In his autobiography Mandela is extremely critical of Umkhonto's strategic programme 'Operation Mayibuye'. Indeed, it is likely that this consideration prompted the autobiography's suppression when it arrived in London, even though by that stage the operation had been incorporated into the ANC's 'Strategy and Tactics'. Mandela's differences with Govan Mbeki in prison are also important pointers to his political position, at least in the 1970s. All the circumstantial evidence, therefore, suggests that Mandela was telling the truth in 1964. Would it have mattered if he had not been? Yes, I think so, because he would then seem a morally diminished figure and it is his ability to conform both with indigenous and with western liberal conceptions of honour that makes him so attractive and powerful as a historic personality.

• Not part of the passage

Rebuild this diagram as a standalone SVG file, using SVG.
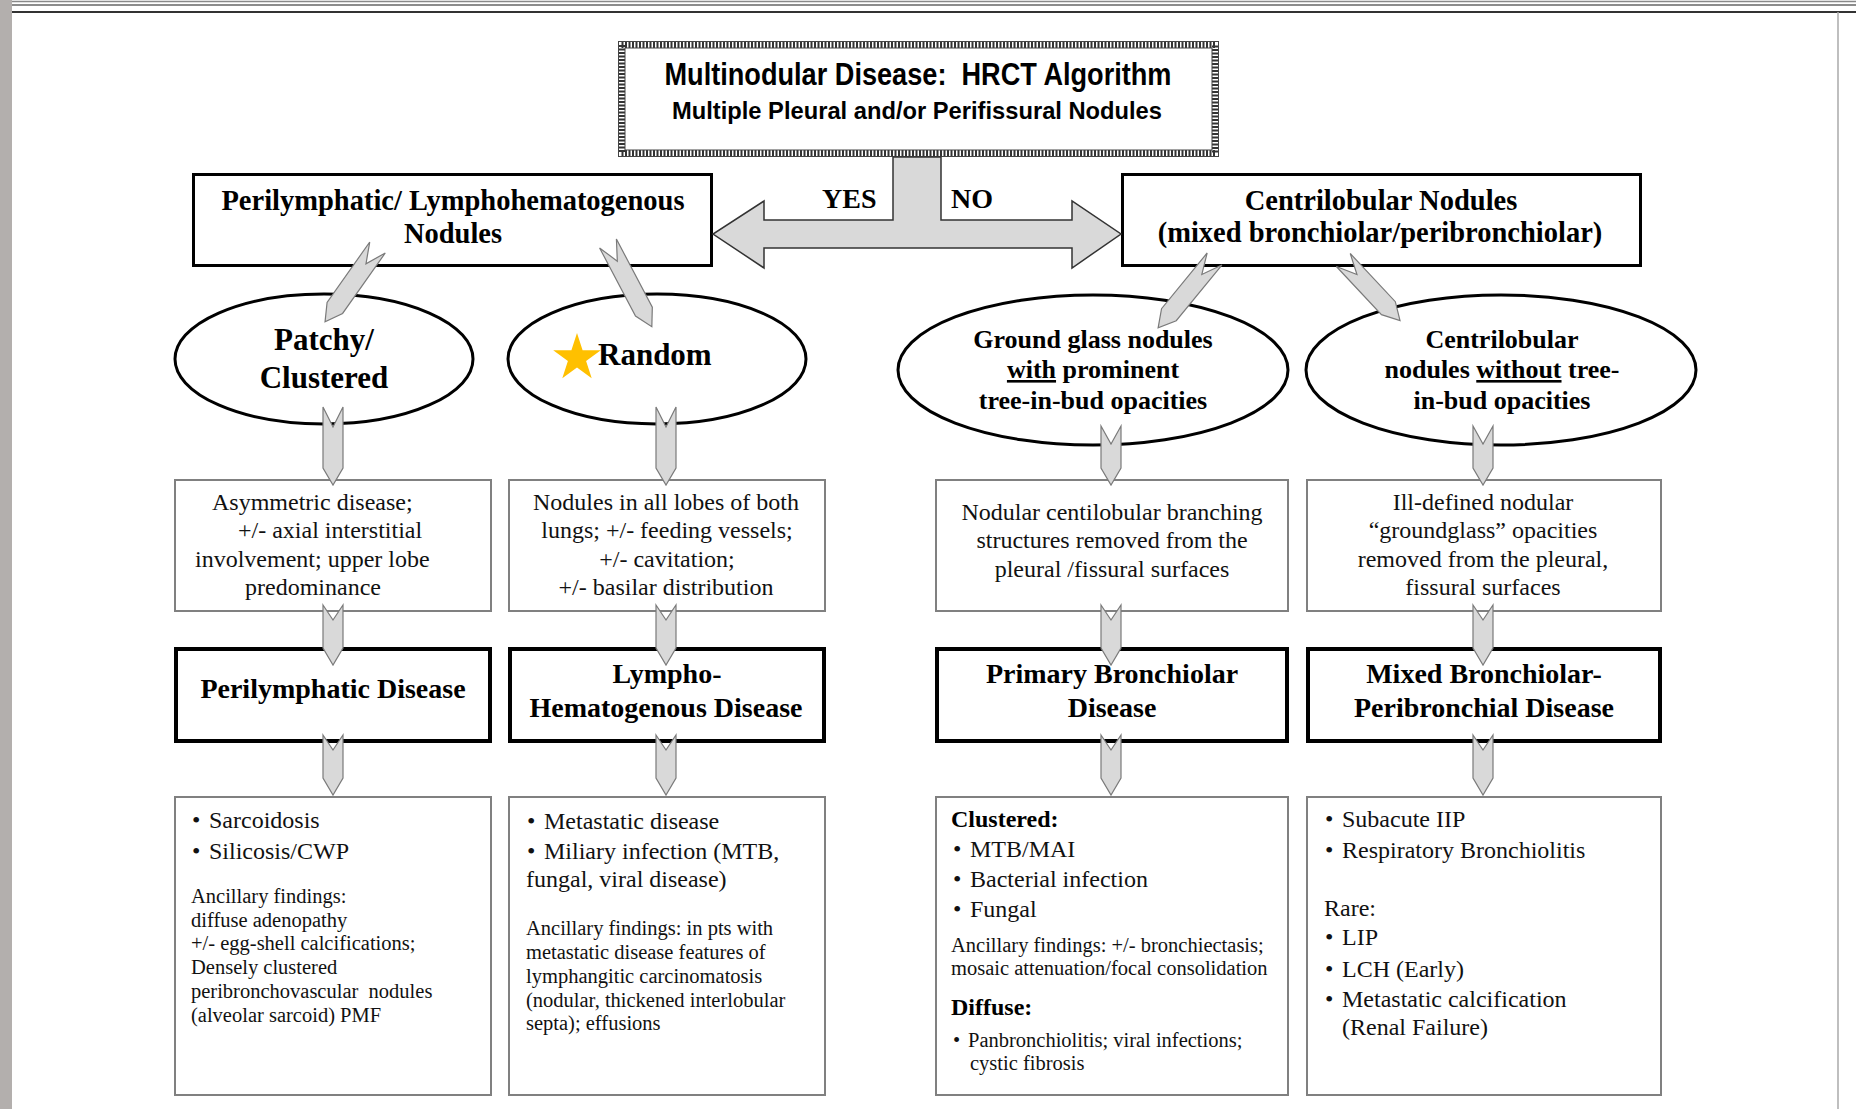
<svg xmlns="http://www.w3.org/2000/svg" width="1856" height="1109" viewBox="0 0 1856 1109">
<style>
.sb{font-family:"Liberation Serif","Times New Roman",serif;font-weight:bold;fill:#000}
.sr{font-family:"Liberation Serif","Times New Roman",serif;fill:#111}
.title{font-family:"Liberation Sans",Arial,sans-serif;font-weight:bold;fill:#000}
.thin{fill:#fff;stroke:#808080;stroke-width:2}
.thick{fill:#fff;stroke:#000;stroke-width:4}
.mid{fill:#fff;stroke:#000;stroke-width:3}
.ell{fill:#fff;stroke:#000;stroke-width:3}
.arr{fill:#d9d9d9;stroke:#7a7a7a;stroke-width:1.2;stroke-linejoin:miter}
.c{text-anchor:middle}
</style>
<rect x="0" y="0" width="1856" height="1109" fill="#fff"/>
<rect x="0" y="0" width="12" height="1109" fill="#b3afad"/>
<line x1="12" y1="1.5" x2="1856" y2="1.5" stroke="#888" stroke-width="1.5"/>
<line x1="12" y1="5" x2="1856" y2="5" stroke="#666" stroke-width="1.5"/>
<line x1="12" y1="12" x2="1856" y2="12" stroke="#333" stroke-width="2"/>
<line x1="1838" y1="12" x2="1838" y2="1109" stroke="#aaa" stroke-width="1.5"/>

<g id="title">
<rect x="621.5" y="44.5" width="594" height="109" fill="#fff" stroke="#333" stroke-width="7" stroke-dasharray="2 1.5"/>
<rect x="618.5" y="41.5" width="600" height="115" fill="none" stroke="#444" stroke-width="1"/>
<rect x="625" y="48" width="587" height="102" fill="none" stroke="#444" stroke-width="1"/>
<text class="title c" x="918" y="85" font-size="31" textLength="507" lengthAdjust="spacingAndGlyphs" xml:space="preserve">Multinodular Disease:  HRCT Algorithm</text>
<text class="title c" x="917" y="119" font-size="24" textLength="490" lengthAdjust="spacingAndGlyphs">Multiple Pleural and/or Perifissural Nodules</text>
</g>

<g id="perilymphatic-nodules">
<rect class="mid" x="193.5" y="174.5" width="518" height="91"/>
<text class="sb c" x="453" y="210" font-size="28.5">Perilymphatic/ Lymphohematogenous</text>
<text class="sb c" x="453" y="243" font-size="28.5">Nodules</text>
</g>

<g id="centrilobular-nodules">
<rect class="mid" x="1122.5" y="174.5" width="518" height="91"/>
<text class="sb c" x="1381" y="210" font-size="28.5">Centrilobular Nodules</text>
<text class="sb c" x="1380" y="242" font-size="28.5">(mixed bronchiolar/peribronchiolar)</text>
</g>

<g id="patchy">
<ellipse class="ell" cx="324" cy="359" rx="149" ry="65"/>
<text class="sb c" x="324" y="350" font-size="31">Patchy/</text>
<text class="sb c" x="324" y="388" font-size="31">Clustered</text>
</g>

<g id="random">
<ellipse class="ell" cx="657" cy="359" rx="149" ry="65"/>
<polygon fill="#FFC000" points="577,333 582.6,350.3 600.8,350.3 586.1,361 591.7,378.2 577,367.6 562.3,378.2 567.9,361 553.2,350.3 571.4,350.3"/>
<text class="sb" x="598" y="365" font-size="31">Random</text>
</g>

<g id="ground-glass">
<ellipse class="ell" cx="1093" cy="370" rx="195" ry="75"/>
<text class="sb c" x="1093" y="348" font-size="26">Ground glass nodules</text>
<text class="sb c" x="1093" y="378" font-size="26"><tspan text-decoration="underline">with</tspan> prominent</text>
<text class="sb c" x="1093" y="409" font-size="26">tree-in-bud opacities</text>
</g>

<g id="centrilobular-no-tib">
<ellipse class="ell" cx="1501" cy="370" rx="195" ry="75"/>
<text class="sb c" x="1502" y="348" font-size="26">Centrilobular</text>
<text class="sb c" x="1502" y="378" font-size="26">nodules <tspan text-decoration="underline">without</tspan> tree-</text>
<text class="sb c" x="1502" y="409" font-size="26">in-bud opacities</text>
</g>

<g id="desc-1">
<rect class="thin" x="175" y="480" width="316" height="131"/>
<text class="sr" font-size="24"><tspan x="212" y="510">Asymmetric disease;</tspan><tspan x="238" y="538">+/- axial interstitial</tspan><tspan x="195" y="567">involvement; upper lobe</tspan><tspan x="245" y="595">predominance</tspan></text>
</g>

<g id="desc-2">
<rect class="thin" x="509" y="480" width="316" height="131"/>
<text class="sr c" font-size="24"><tspan x="666" y="510">Nodules in all lobes of both</tspan><tspan x="667" y="538">lungs; +/- feeding vessels;</tspan><tspan x="667" y="567">+/- cavitation;</tspan><tspan x="666" y="595">+/- basilar distribution</tspan></text>
</g>

<g id="desc-3">
<rect class="thin" x="936" y="480" width="352" height="131"/>
<text class="sr c" font-size="24"><tspan x="1112" y="520">Nodular centilobular branching</tspan><tspan x="1112" y="548">structures removed from the</tspan><tspan x="1112" y="577">pleural /fissural surfaces</tspan></text>
</g>

<g id="desc-4">
<rect class="thin" x="1307" y="480" width="354" height="131"/>
<text class="sr c" font-size="24"><tspan x="1483" y="510">Ill-defined nodular</tspan><tspan x="1483" y="538">“groundglass” opacities</tspan><tspan x="1483" y="567">removed from the pleural,</tspan><tspan x="1483" y="595">fissural surfaces</tspan></text>
</g>

<g id="perilymphatic-disease">
<rect class="thick" x="176" y="649" width="314" height="92"/>
<text class="sb c" x="333" y="698" font-size="28">Perilymphatic Disease</text>
</g>

<g id="lympho-hematogenous-disease">
<rect class="thick" x="510" y="649" width="314" height="92"/>
<text class="sb c" x="667" y="683" font-size="28">Lympho-</text>
<text class="sb c" x="666" y="717" font-size="28">Hematogenous Disease</text>
</g>

<g id="primary-bronchiolar-disease">
<rect class="thick" x="937" y="649" width="350" height="92"/>
<text class="sb c" x="1112" y="683" font-size="28">Primary Bronchiolar</text>
<text class="sb c" x="1112" y="717" font-size="28">Disease</text>
</g>

<g id="mixed-disease">
<rect class="thick" x="1308" y="649" width="352" height="92"/>
<text class="sb c" x="1484" y="683" font-size="28">Mixed Bronchiolar-</text>
<text class="sb c" x="1484" y="717" font-size="28">Peribronchial Disease</text>
</g>

<g id="list-1">
<rect class="thin" x="175" y="797" width="316" height="298"/>
<text class="sr" font-size="24"><tspan x="192" y="828">•</tspan><tspan x="209" y="828">Sarcoidosis</tspan><tspan x="192" y="859">•</tspan><tspan x="209" y="859">Silicosis/CWP</tspan></text>
<text class="sr" font-size="20.5"><tspan x="191" y="903">Ancillary findings:</tspan><tspan x="191" y="927">diffuse adenopathy</tspan><tspan x="191" y="950">+/- egg-shell calcifications;</tspan><tspan x="191" y="974">Densely clustered</tspan><tspan x="191" y="998" xml:space="preserve">peribronchovascular  nodules</tspan><tspan x="191" y="1022">(alveolar sarcoid) PMF</tspan></text>
</g>

<g id="list-2">
<rect class="thin" x="509" y="797" width="316" height="298"/>
<text class="sr" font-size="24"><tspan x="527" y="829">•</tspan><tspan x="544" y="829">Metastatic disease</tspan><tspan x="527" y="859">•</tspan><tspan x="544" y="859">Miliary infection (MTB,</tspan><tspan x="526" y="887">fungal, viral disease)</tspan></text>
<text class="sr" font-size="20.5"><tspan x="526" y="935">Ancillary findings: in pts with</tspan><tspan x="526" y="959">metastatic disease features of</tspan><tspan x="526" y="983">lymphangitic carcinomatosis</tspan><tspan x="526" y="1007">(nodular, thickened interlobular</tspan><tspan x="526" y="1030">septa); effusions</tspan></text>
</g>

<g id="list-3">
<rect class="thin" x="936" y="797" width="352" height="298"/>
<text class="sb" x="951" y="827" font-size="24">Clustered:</text>
<text class="sr" font-size="24"><tspan x="953" y="857">•</tspan><tspan x="970" y="857">MTB/MAI</tspan><tspan x="953" y="887">•</tspan><tspan x="970" y="887">Bacterial infection</tspan><tspan x="953" y="917">•</tspan><tspan x="970" y="917">Fungal</tspan></text>
<text class="sr" font-size="20.5"><tspan x="951" y="952">Ancillary findings: +/- bronchiectasis;</tspan><tspan x="951" y="975">mosaic attenuation/focal consolidation</tspan></text>
<text class="sb" x="951" y="1015" font-size="24">Diffuse:</text>
<text class="sr" font-size="20.5"><tspan x="953" y="1047">•</tspan><tspan x="968" y="1047">Panbronchiolitis; viral infections;</tspan><tspan x="970" y="1070">cystic fibrosis</tspan></text>
</g>

<g id="list-4">
<rect class="thin" x="1307" y="797" width="354" height="298"/>
<text class="sr" font-size="24"><tspan x="1325" y="827">•</tspan><tspan x="1342" y="827">Subacute IIP</tspan><tspan x="1325" y="858">•</tspan><tspan x="1342" y="858">Respiratory Bronchiolitis</tspan><tspan x="1324" y="916">Rare:</tspan><tspan x="1325" y="945">•</tspan><tspan x="1342" y="945">LIP</tspan><tspan x="1325" y="977">•</tspan><tspan x="1342" y="977">LCH (Early)</tspan><tspan x="1325" y="1007">•</tspan><tspan x="1342" y="1007">Metastatic calcification</tspan><tspan x="1342" y="1035">(Renal Failure)</tspan></text>
</g>

<g id="connectors">
<path fill="#d9d9d9" stroke="#333" stroke-width="1.5" stroke-linejoin="miter" d="M893,157 L893,220 L764,220 L764,201 L713,234 L764,268 L764,248 L1072,248 L1072,268 L1121,234 L1072,201 L1072,220 L941,220 L941,157 Z"/>
<text class="sb" x="822" y="208" font-size="28">YES</text>
<text class="sb" x="951" y="208" font-size="28">NO</text>
<path class="arr" transform="translate(377.5,247.5) rotate(35.2)" d="M-9.5,0 L0,20 L9.5,0 L9.5,74 L0,91 L-9.5,74 Z"/>
<path class="arr" transform="translate(608,243.5) rotate(-27.8)" d="M-9.5,0 L0,20 L9.5,0 L9.5,77 L0,94 L-9.5,77 Z"/>
<path class="arr" transform="translate(1214.5,259) rotate(39.3)" d="M-9.5,0 L0,20 L9.5,0 L9.5,72 L0,89 L-9.5,72 Z"/>
<path class="arr" transform="translate(1343.3,260) rotate(-43.1)" d="M-9.5,0 L0,20 L9.5,0 L9.5,66 L0,83 L-9.5,66 Z"/>
<path class="arr" d="M323,407 L333,427 L343,407 L343,468 L333,485 L323,468 Z"/>
<path class="arr" d="M656,407 L666,427 L676,407 L676,468 L666,485 L656,468 Z"/>
<path class="arr" d="M1101,426 L1111,444 L1121,426 L1121,468 L1111,485 L1101,468 Z"/>
<path class="arr" d="M1473,426 L1483,444 L1493,426 L1493,468 L1483,485 L1473,468 Z"/>
<path class="arr" d="M323,605 L333,620 L343,605 L343,648 L333,665 L323,648 Z"/>
<path class="arr" d="M656,605 L666,620 L676,605 L676,648 L666,665 L656,648 Z"/>
<path class="arr" d="M1101,605 L1111,620 L1121,605 L1121,648 L1111,665 L1101,648 Z"/>
<path class="arr" d="M1473,605 L1483,620 L1493,605 L1493,648 L1483,665 L1473,648 Z"/>
<path class="arr" d="M323,735 L333,750 L343,735 L343,778 L333,795 L323,778 Z"/>
<path class="arr" d="M656,735 L666,750 L676,735 L676,778 L666,795 L656,778 Z"/>
<path class="arr" d="M1101,735 L1111,750 L1121,735 L1121,778 L1111,795 L1101,778 Z"/>
<path class="arr" d="M1473,735 L1483,750 L1493,735 L1493,778 L1483,795 L1473,778 Z"/>
</g>
</svg>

Finally, critical readers have suggested that I fail to take Mandela to task sufficiently for the mistakes of his administration between 1994 and 1999: his failure to check the behaviour of incompetent or venal colleagues, the too high a premium placed on loyalty and friendship, policy drift and wasted opportunities. I certainly could have been harsher about certain ministers and Mandela's toleration of their poor performance: Stella Sigcau and Nkosazana Zuma are two cases in point. Mandela himself has acknowledged that his administration was far too slow in developing sensible policies to address the HIV-AIDS pandemic. On venality, Mandela was a little too ready to allow crony-style social relationships to develop around the ANC. From time to time he could distance himself from a family-like loyalty to his party but often he would place party concerns before national interest.
With respect to the charge of policy drift I would maintain that the major responsibility was collective. Certainly it was the case that Mandela lacked a strategic vision in government and he probably did not have a very detailed grasp of his own party's policies, especially with respect to macro-economic management. His foreign policy decisions are often viewed as erratic, though here I think his performance was rather better than is sometimes allowed, especially given what followed. On social reform, I think the Mandela administration again achieved more than it receives credit for. However, in fairness, while Mandela was indispensable as a leader of government who could build support for the new administration he was, by the time of his accession, too frail to play a really assertive role as an architect of policy. It was this consideration which influenced my own evaluation of his achievements and shortcomings in office.